Between cave and gate | Artary Gallery, Stutgart, Germany
ARTARY Gallery is delighted to announce the opening of Simon Burton’s solo exhibition ‘Between cave and gate’.
Between cave and gate will be Burton’s premier exhibition with the gallery and his first solo exhibition in Germany.
The paintings are a compelling series of work that reflect on the desire to remove oneself from civilization. These are portraits of mainly men inhabiting the landscape away from the social constraints of modern life.
The works are pieced together from the salvaged scraps of past paintings; this accumulation of failures emphasizes the figures as psychological. They seem to engage in brooding and deep reflection, stressing their retreat and vulnerability. There are moments of wondering, dreaming and awakening as well as moments of confrontation with the unknown. The figures often seem to show an inner search for something.
These idiosyncratic and existential narratives of loner personalities in the paintings are activated through a playful yet knowing visual language referencing painting’s history and acknowledging its current fragmented and vulnerable condition.
The genesis of the work is from Burton’s fascination with 17th century hermit John Bigg of Dinton, who is reputed to have been King Charles I executioner. Bigg retreated from his former self and lived in a cave for the last thirty years of his life. He walked eight miles a day to fetch food and the only help he requested was for leather scraps to repair his worn out walking boots in order to continue this humble daily routine.
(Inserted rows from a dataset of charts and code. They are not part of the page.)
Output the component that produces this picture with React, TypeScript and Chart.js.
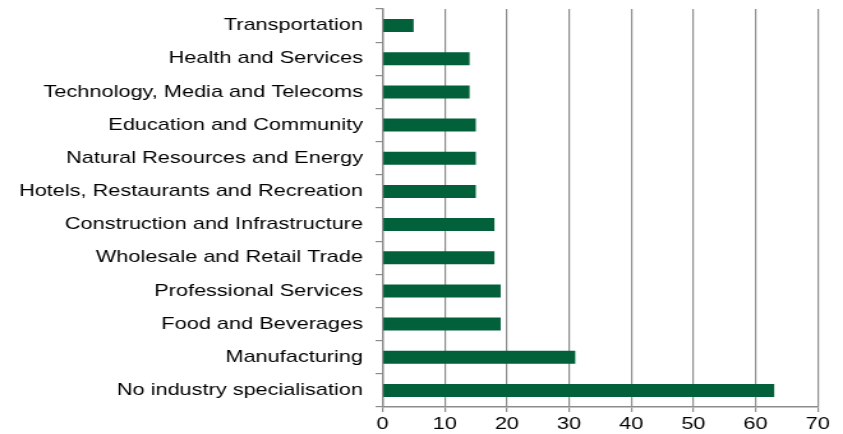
import React, { useEffect, useRef } from "react";
import { Chart, registerables } from "chart.js";

Chart.register(...registerables);

const categories: string[] = [
  "Transportation",
  "Health and Services",
  "Technology, Media and Telecoms",
  "Education and Community",
  "Natural Resources and Energy",
  "Hotels, Restaurants and Recreation",
  "Construction and Infrastructure",
  "Wholesale and Retail Trade",
  "Professional Services",
  "Food and Beverages",
  "Manufacturing",
  "No industry specialisation",
];

const values: number[] = [5, 14, 14, 15, 15, 15, 18, 18, 19, 19, 31, 63];

const xMin = 0;
const xMax = 70;
const xStep = 10;

const CANVAS_W = 660; // drawn narrower, then stretched to 843px like the reference
const CANVAS_H = 434;

export default function App() {
  const ref = useRef<HTMLCanvasElement | null>(null);

  useEffect(() => {
    if (!ref.current) return;
    const font = { family: "'Liberation Sans', Arial, sans-serif", size: 17 };
    const chart = new Chart(ref.current, {
      type: "bar",
      data: {
        labels: categories,
        datasets: [
          {
            data: values,
            backgroundColor: "#02613A",
            borderWidth: 0,
            barPercentage: 0.39,
            categoryPercentage: 1,
          },
        ],
      },
      options: {
        indexAxis: "y",
        animation: false,
        responsive: false,
        devicePixelRatio: 1,
        layout: { padding: { top: 0, right: 19.8, left: 0, bottom: 0 } },
        plugins: {
          legend: { display: false },
          tooltip: { enabled: false },
        },
        scales: {
          x: {
            min: xMin,
            max: xMax,
            ticks: { stepSize: xStep, color: "#000", font, padding: 2 },
            grid: {
              color: "#8c8c8c",
              lineWidth: 1.2,
              drawTicks: true,
              tickLength: 5,
            },
            border: { display: true, color: "#8c8c8c", width: 1.6 },
            afterFit: (scale: any) => {
              scale.height = 27;
            },
          },
          y: {
            ticks: { color: "#000", font, padding: 9.8 },
            grid: {
              offset: true,
              drawOnChartArea: false,
              drawTicks: true,
              tickLength: 5.5,
              color: "#8c8c8c",
              lineWidth: 1.2,
            },
            border: { display: true, color: "#8c8c8c", width: 1.4 },
            afterFit: (scale: any) => {
              scale.width = 299.5;
              scale.paddingTop = 9;
              scale.paddingBottom = 0;
            },
          },
        },
      },
    });
    return () => chart.destroy();
  }, []);

  return (
    <div style={{ position: "fixed", left: 0, top: 0, width: 843, height: 434, background: "#fff" }}>
      <canvas
        ref={ref}
        width={CANVAS_W}
        height={CANVAS_H}
        style={{ width: "843px", height: "434px", display: "block" }}
      />
    </div>
  );
}
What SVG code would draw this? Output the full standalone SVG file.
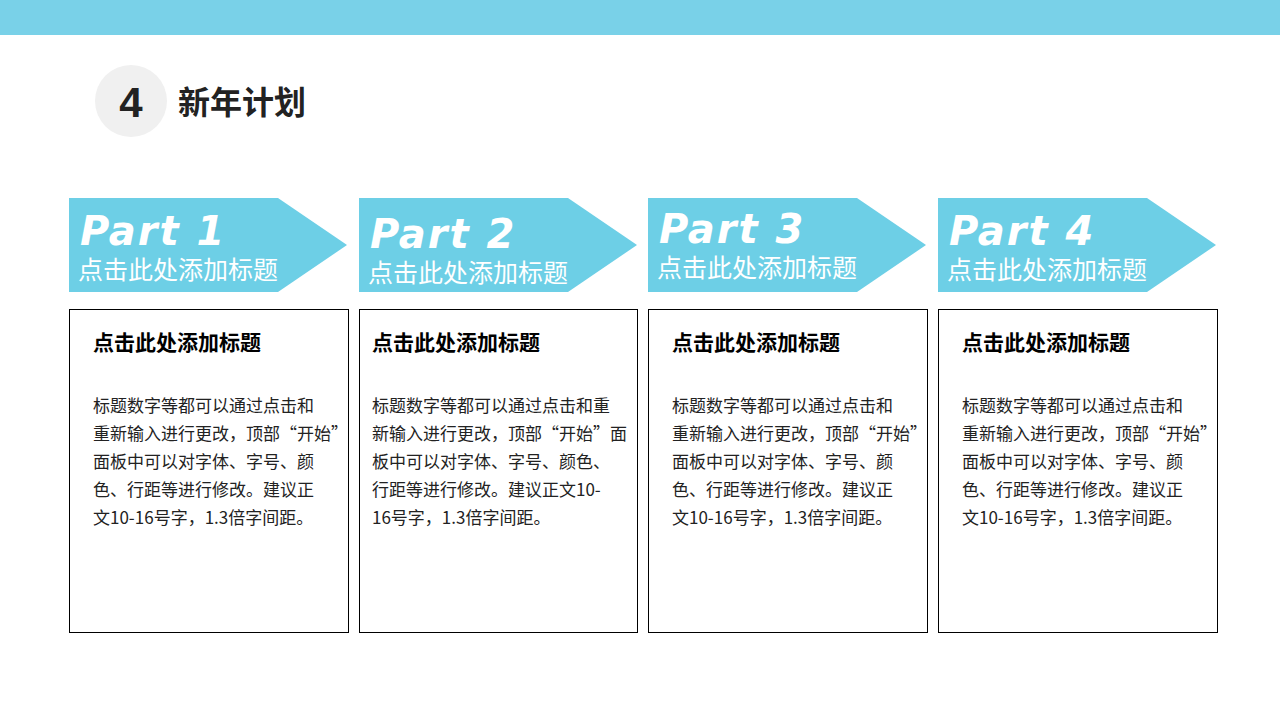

In some of Burton’s portraits he overtly plays with this idea of repair and repetitive routine. They are made by stitching together the remnants of previous paintings, perhaps as a direct reference to John Bigg. Reforming and reclamation are recurrent themes in Burton’s work and the physical element of recycling, Burton feels, is a reflection of the place art inhabits in today’s world. Whereas modernism rejected its artistic heritage, 21st century painting draws on its history to define itself. Burton has said ‘this is an act something like inhabiting a derelict house’.
Burton’s new paintings make us question how we connect to nature and to each other in today’s world and, at the same time, look at the place of painting right now. The atmosphere is uncertain; they drag us back into something ancient and void and pull us forward into the unknown.